Kurdish citizen in Germany faces investigation due to YPG flag

German authorities have launched an investigation against a Kurdish citizen for hanging YPG flag at the window of his flat, and forcibly removed the flag.

The YPG, viewed with sympathy throughout the world, has become a nightmare for Germany’s state forces.

German police went into action against a citizen from Western Kurdistan who hanged a YPG flag at his flat’s window in Prenzlau city of Brandenburg province.

Citing the ban on YPG flag introduced by the Interior Ministry of Germany, police officers removed the flag from the window and confiscated it, also launching an investigation against the Kurdish citizen for “making propaganda with a banned symbol”.

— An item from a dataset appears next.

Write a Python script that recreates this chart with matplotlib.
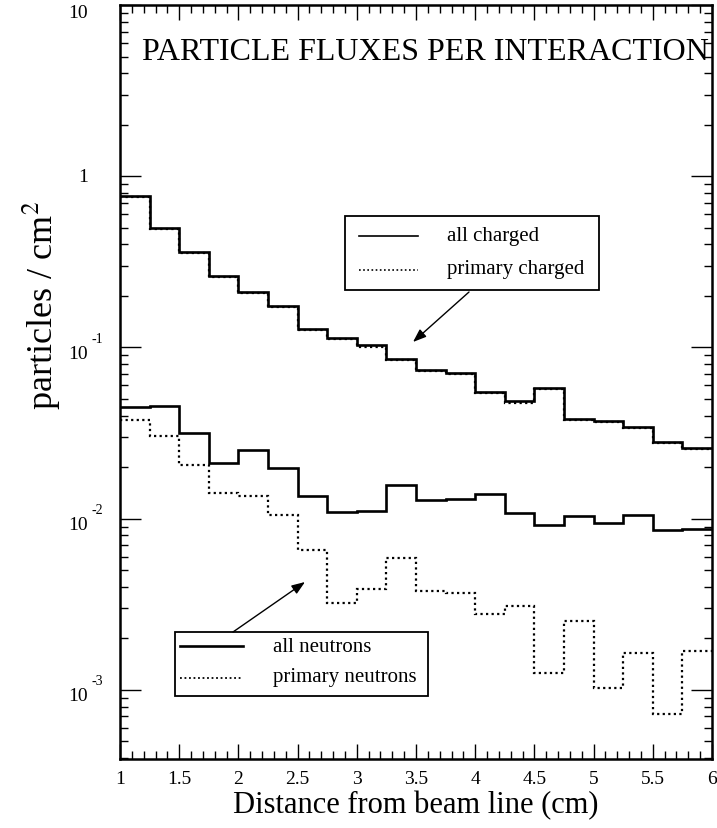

In August, German police raided two leftist activists Narges Nassimi and Kerem Schamberger’s shared home in Munich because the latter posted the YPG flag on social media. The raid was conducted by special operation units and the police confiscated laptops, harddisks and mobile phones as “criminal evidence”.

Schamberger said he posted the YPG flag on Facebook, like thousands of other people in Germany, and that it’s not a crime but a honorable act. Schamberger then posted photos of YPJ fighters and the YPJ flag under a photo of the investigation report and condemned the German police.

The German Interior Ministry sent a notice to the states on March 2, 2017 and demanded a ban on various Kurdish parties and institutions’ flags, including the PYD, YPG, YPJ, PJAK, YXK and NAV-DEM. The Ministry had announced the reason for the ban as an “update” to the PKK ban that has been in place since 1993.